I absolutely wasn’t making false equivalency about white middle aged men in suits. I work with them all day and tbh, their behavior is sub par. Sexist, entitled, patronizing- they actually do harm. The literally make me feel uncomfortable- looking at my tits when they talk etc. I have never had a woman in a hijab /burka do anything like that to me.

@Livia I think this is not the right forum to bring "piety" to the table as an argument nor to use Christianity as your baseline for favourable comparisons. I don't need Middle Eastern family dynamics or Islamic history to be womansplained to me either. I'm not the American in this conversation, so apparently that missile was misdirected. I'm sorry that you find the men in your environment objectionable, but that's not something that reflects on me, or can serve as the basis for discussion on an unrelated matter.
All that aside, I absolutely reject your "rules" that I cannot comment on any institution that I am not a member of. You don't have to be a slaveholder to be able to say that slavery is wrong. I don't have to be a Muslim to opine that its treatment of women is pernicious. I believe what you are propounding is called identity politics and I reject it.
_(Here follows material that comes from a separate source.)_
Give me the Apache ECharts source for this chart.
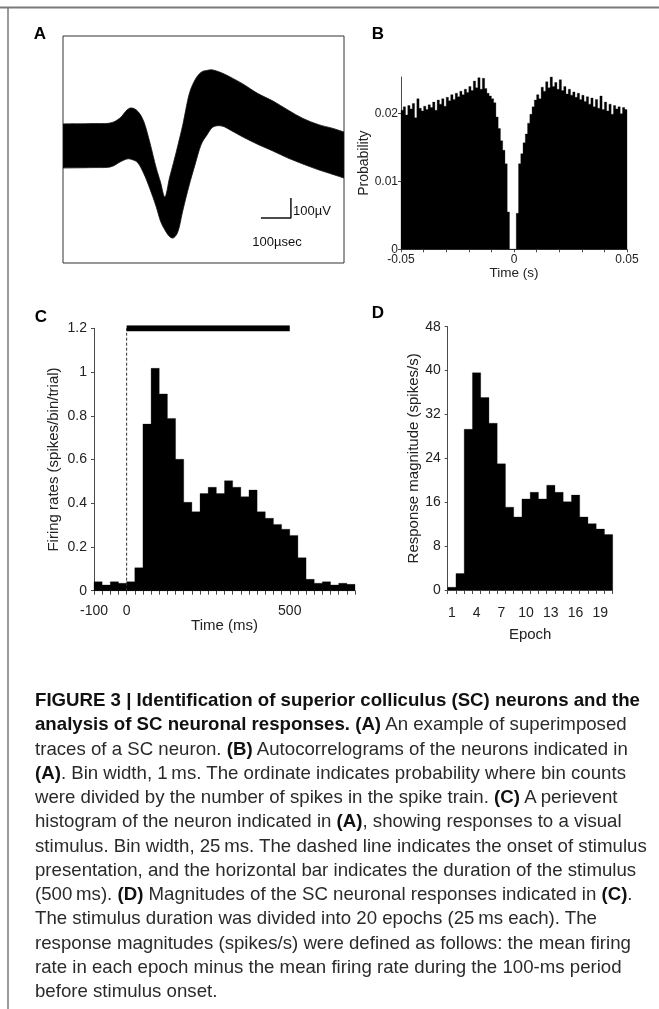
<!DOCTYPE html>
<html><head><meta charset="utf-8">
<script src="https://cdn.jsdelivr.net/npm/echarts@6/dist/echarts.min.js"></script>
<style>
html,body{margin:0;padding:0;background:#fff;}
#chart{position:absolute;left:0;top:0;width:659px;height:1009px;}
#cap{position:absolute;left:35px;top:688px;font-family:"Liberation Sans Narrow","Liberation Sans",Arial,sans-serif;font-size:18.5px;line-height:24.25px;color:#2a2a2a;white-space:nowrap;transform-origin:0 0;}
#cap b{font-weight:bold;color:#111}
</style></head><body>
<div id="chart"></div>
<div id="cap">
<span class="ln"><b>FIGURE 3 | Identification of superior colliculus (SC) neurons and the</b></span><br>
<b>analysis of SC neuronal responses. (A)</b> An example of superimposed<br>
traces of a SC neuron. <b>(B)</b> Autocorrelograms of the neurons indicated in<br>
<b>(A)</b>. Bin width, 1&#8201;ms. The ordinate indicates probability where bin counts<br>
were divided by the number of spikes in the spike train. <b>(C)</b> A perievent<br>
histogram of the neuron indicated in <b>(A)</b>, showing responses to a visual<br>
stimulus. Bin width, 25&#8201;ms. The dashed line indicates the onset of stimulus<br>
presentation, and the horizontal bar indicates the duration of the stimulus<br>
(500&#8201;ms). <b>(D)</b> Magnitudes of the SC neuronal responses indicated in <b>(C)</b>.<br>
The stimulus duration was divided into 20 epochs (25&#8201;ms each). The<br>
response magnitudes (spikes/s) were defined as follows: the mean firing<br>
rate in each epoch minus the mean firing rate during the 100-ms period<br>
before stimulus onset.
</div>
<script>
// ---------- Panel A: superimposed spike waveform envelope (time µs, voltage µV) ----------
var waveT     = [0,100,157,190,213,230,250,270,290,310,325,340,355,370,385,400,420,440,460,480,500,530,560,600,650,700,750,800,850,900,937];
var waveUpper = [110,112,115,140,180,190,172,120,15,-105,-180,-255,-160,-75,15,110,255,330,368,378,380,365,343,310,262,225,180,138,108,88,70];
var waveLower = [-110,-108,-105,-80,-65,-68,-85,-140,-215,-300,-375,-420,-452,-458,-420,-320,-200,-95,5,55,95,100,78,45,8,-25,-60,-90,-118,-142,-160];
var scaleBarT = [660,760,760];
var scaleBarV = [-360,-360,-260];

// ---------- Panel B: autocorrelogram, 1 ms bins from -0.05 s ----------
var bStart = -0.05, bWidth = 0.001;
var bProb = [
0.0205,0.0210,0.0198,0.0212,0.0207,0.0215,0.0194,0.0222,0.0208,0.0204,
0.0211,0.0206,0.0213,0.0209,0.0217,0.0205,0.0220,0.0214,0.0222,0.0211,
0.0224,0.0219,0.0228,0.0221,0.0230,0.0225,0.0233,0.0228,0.0236,0.0231,
0.0240,0.0234,0.0248,0.0238,0.0253,0.0236,0.0252,0.0237,0.0230,0.0226,
0.0222,0.0216,0.0195,0.0178,0.0160,0.0146,0.0126,0.0055,0,0,
0,0.0053,0.0126,0.0141,0.0157,0.0170,0.0186,0.0199,0.0210,0.0220,
0.0228,0.0222,0.0239,0.0233,0.0247,0.0238,0.0254,0.0240,0.0246,0.0236,
0.0250,0.0234,0.0240,0.0229,0.0236,0.0227,0.0232,0.0224,0.0230,0.0221,
0.0227,0.0218,0.0225,0.0214,0.0223,0.0210,0.0221,0.0208,0.0226,0.0206,
0.0217,0.0204,0.0214,0.0199,0.0212,0.0207,0.0210,0.0200,0.0209,0.0206];
var bYTicks = [0,0.01,0.02];
var bXLabels = [-0.05,0,0.05];

// ---------- Panel C: PSTH, 25 ms bins from -100 ms ----------
var cStart = -100, cWidth = 25;
var cRate = [0.041,0.026,0.041,0.034,0.041,0.105,0.762,1.017,0.900,0.788,
0.601,0.404,0.361,0.444,0.473,0.444,0.503,0.473,0.430,0.460,
0.361,0.331,0.303,0.281,0.253,0.151,0.052,0.034,0.041,0.026,0.034,0.029];
var cXLabels = [-100,0,500];
var cStimulus = [0,500];
var cStimLevel = 1.2;

// ---------- Panel D: response magnitude per epoch ----------
var dEpochs = [1,2,3,4,5,6,7,8,9,10,11,12,13,14,15,16,17,18,19,20];
var dMag = [0.5,3.0,29.3,39.6,35.1,30.4,23.0,15.1,13.3,16.6,17.8,16.6,19.1,17.8,16.1,17.3,13.3,12.1,11.1,10.1];
var dXLabels = [1,4,7,10,13,16,19];

var FONT = '"Liberation Sans", Arial, sans-serif';
var AX = '#4a4a4a', TX = '#222';

function histPolygon(xs0, w, vals, fill){
  return function(params, api){
    var pts = [api.coord([xs0, 0])];
    for (var i=0;i<vals.length;i++){
      var x0 = xs0 + i*w, x1 = x0 + w;
      pts.push(api.coord([x0, vals[i]]));
      pts.push(api.coord([x1, vals[i]]));
    }
    pts.push(api.coord([xs0 + vals.length*w, 0]));
    return {type:'polygon', shape:{points:pts}, style:{fill:fill, stroke:fill, lineWidth:0.3}};
  };
}
// Catmull-Rom smoothed path segment through pixel points (appended to path string)
function smoothThrough(p, d){
  for (var i=0;i<p.length-1;i++){
    var p0 = p[Math.max(0,i-1)], p1 = p[i], p2 = p[i+1], p3 = p[Math.min(p.length-1,i+2)];
    var c1x = p1[0] + (p2[0]-p0[0])/6, c1y = p1[1] + (p2[1]-p0[1])/6;
    var c2x = p2[0] - (p3[0]-p1[0])/6, c2y = p2[1] - (p3[1]-p1[1])/6;
    d += ' C' + c1x.toFixed(2)+','+c1y.toFixed(2)+' '+c2x.toFixed(2)+','+c2y.toFixed(2)+' '+p2[0].toFixed(2)+','+p2[1].toFixed(2);
  }
  return d;
}
function range(a,b,step){var r=[];for(var v=a;v<=b+1e-9;v+=step){r.push(+v.toFixed(6));}return r;}
function merge(a,b){for(var k in b){a[k]=b[k];}return a;}
function axisBase(fs){
  return {
    axisLine:{show:true,onZero:false,lineStyle:{color:AX,width:1}},
    axisTick:{show:true,length:3,lineStyle:{color:AX,width:1}},
    axisLabel:{color:TX,fontFamily:FONT,fontSize:fs},
    splitLine:{show:false},
    nameTextStyle:{color:TX,fontFamily:FONT,fontSize:fs+1}
  };
}

var chart = echarts.init(document.getElementById('chart'), null, {renderer:'canvas'});

var option = {
  animation:false,
  backgroundColor:'#fff',
  grid:[
    {left:63, top:36, width:281, height:227, show:true, borderColor:'#333', borderWidth:1, backgroundColor:'transparent'},
    {left:401, top:77, width:226, height:172.3},
    {left:94, top:328.3, width:261, height:262.4},
    {left:447.7, top:326.7, width:165, height:263.3}
  ],
  xAxis:[
    {gridIndex:0, type:'value', min:0, max:937, show:false},
    merge(axisBase(12), {gridIndex:1, type:'value', min:-0.05, max:0.05,
      name:'Time (s)', nameLocation:'middle', nameGap:13, nameTextStyle:{color:TX,fontFamily:FONT,fontSize:13.5},
      axisTick:{show:true,length:3,lineStyle:{color:AX},customValues:range(-0.05,0.05,0.01)},
      axisLabel:{color:TX,fontFamily:FONT,fontSize:12,margin:4,customValues:bXLabels,formatter:function(v){return Math.abs(v)<1e-9?'0':String(v);}}}),
    merge(axisBase(14), {gridIndex:2, type:'value', min:-100, max:700,
      name:'Time (ms)', nameLocation:'middle', nameGap:23, nameTextStyle:{color:TX,fontFamily:FONT,fontSize:15},
      axisTick:{show:true,length:4,lineStyle:{color:AX},customValues:range(-100,700,25)},
      axisLabel:{color:TX,fontFamily:FONT,fontSize:14,margin:13,customValues:cXLabels}}),
    merge(axisBase(14), {gridIndex:3, type:'value', min:0.5, max:20.5,
      name:'Epoch', nameLocation:'middle', nameGap:37, nameTextStyle:{color:TX,fontFamily:FONT,fontSize:15},
      axisTick:{show:true,length:4,lineStyle:{color:AX},customValues:range(0.5,20.5,1)},
      axisLabel:{color:TX,fontFamily:FONT,fontSize:14,margin:16,customValues:dXLabels}})
  ],
  yAxis:[
    {gridIndex:0, type:'value', min:-585, max:550, show:false},
    merge(axisBase(12), {gridIndex:1, type:'value', min:0, max:0.0254,
      name:'Probability', nameLocation:'middle', nameGap:24, nameTextStyle:{color:TX,fontFamily:FONT,fontSize:14},
      axisTick:{show:true,length:3,lineStyle:{color:AX},customValues:bYTicks},
      axisLabel:{color:TX,fontFamily:FONT,fontSize:12,margin:3,customValues:bYTicks,formatter:function(v){return Math.abs(v)<1e-9?'0':String(v);}}}),
    merge(axisBase(14), {gridIndex:2, type:'value', min:0, max:1.2, interval:0.2,
      name:'Firing rates (spikes/bin/trial)', nameLocation:'middle', nameGap:33, nameTextStyle:{color:TX,fontFamily:FONT,fontSize:15},
      axisLabel:{color:TX,fontFamily:FONT,fontSize:14,margin:7}}),
    merge(axisBase(14), {gridIndex:3, type:'value', min:0, max:48, interval:8,
      name:'Response magnitude (spikes/s)', nameLocation:'middle', nameGap:25, nameTextStyle:{color:TX,fontFamily:FONT,fontSize:15},
      axisLabel:{color:TX,fontFamily:FONT,fontSize:14,margin:7}})
  ],
  series:[
    {type:'custom', xAxisIndex:0, yAxisIndex:0, data:[[0,0]], silent:true, clip:true,
      renderItem:function(params, api){
        var up = waveT.map(function(t,i){return api.coord([t, waveUpper[i]]);});
        var lo = waveT.map(function(t,i){return api.coord([t, waveLower[i]]);}).reverse();
        var d = 'M' + up[0][0].toFixed(2) + ',' + up[0][1].toFixed(2);
        d = smoothThrough(up, d);
        d += ' L' + lo[0][0].toFixed(2) + ',' + lo[0][1].toFixed(2);
        d = smoothThrough(lo, d);
        d += ' Z';
        return {type:'path', shape:{pathData:d}, style:{fill:'#000', stroke:'#111', lineWidth:0.8}};
      }},
    {type:'line', xAxisIndex:0, yAxisIndex:0, symbol:'none', silent:true,
      data:scaleBarT.map(function(t,i){return [t, scaleBarV[i]];}),
      lineStyle:{color:'#111', width:1.5}},
    {type:'custom', xAxisIndex:1, yAxisIndex:1, data:[[0,0]], silent:true,
      renderItem:histPolygon(bStart, bWidth, bProb, '#000')},
    {type:'custom', xAxisIndex:2, yAxisIndex:2, data:[[0,0]], silent:true,
      renderItem:histPolygon(cStart, cWidth, cRate, '#000')},
    {type:'line', xAxisIndex:2, yAxisIndex:2, symbol:'none', silent:true,
      data:[[0,0],[0,cStimLevel]], lineStyle:{color:'#333', width:1, type:[3,2]}},
    {type:'line', xAxisIndex:2, yAxisIndex:2, symbol:'none', silent:true,
      data:cStimulus.map(function(t){return [t, cStimLevel];}), lineStyle:{color:'#000', width:6, cap:'butt'}},
    {type:'custom', xAxisIndex:3, yAxisIndex:3, data:[[0,0]], silent:true,
      renderItem:histPolygon(dEpochs[0]-0.5, 1, dMag, '#000')}
  ],
  graphic:[
    {type:'line', shape:{x1:0,y1:7.5,x2:659,y2:7.5}, style:{stroke:'#7a7a7a', lineWidth:2}},
    {type:'line', shape:{x1:8,y1:7,x2:8,y2:1009}, style:{stroke:'#7a7a7a', lineWidth:1.5}},
    {type:'text', x:40, y:34, style:{text:'A', font:'bold 17px '+FONT, fill:'#000', align:'center', verticalAlign:'middle'}},
    {type:'text', x:378, y:34, style:{text:'B', font:'bold 17px '+FONT, fill:'#000', align:'center', verticalAlign:'middle'}},
    {type:'text', x:41, y:317, style:{text:'C', font:'bold 17px '+FONT, fill:'#000', align:'center', verticalAlign:'middle'}},
    {type:'text', x:378, y:313, style:{text:'D', font:'bold 17px '+FONT, fill:'#000', align:'center', verticalAlign:'middle'}},
    {type:'text', x:293, y:211, style:{text:'100\u00b5V', font:'13px '+FONT, fill:'#111', align:'left', verticalAlign:'middle'}},
    {type:'text', x:277, y:242, style:{text:'100\u00b5sec', font:'13px '+FONT, fill:'#111', align:'center', verticalAlign:'middle'}}
  ]
};
chart.setOption(option);

// fit caption width so its first (widest) line spans the same width as in the figure
(function(){
  var cap = document.getElementById('cap');
  var ln = cap.querySelector('.ln');
  var w = ln.getBoundingClientRect().width;
  var target = 605;
  if (w > 0) cap.style.transform = 'scaleX(' + (target / w).toFixed(4) + ')';
})();
</script>
</body></html>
I believe that in the Muslim world there is a huge amount of disempowerment, control and oppression of women and I will speak out against it whether or not I am white, male, Western or atheistic.

2

Personally, I live in a humid area in the summertime and a burka and/or hijab look, well, hot. But if someone wants to wear it, far be it for me to tell them what to do. Side note: I saw saw Muslim ladies use their hijab as a hands-free cradle for their cell phones. Genius.

2

Its not the apparel, or even the dietary laws. Its the belief and dogma involved..

2

Doesn't Boris Johnson have anything better to do than bash Muslim head wear? Criticizing Muslim women is weak, bullying nonsense. His comment doesn't even rise to the level of a 6-year-old. That's y opinion.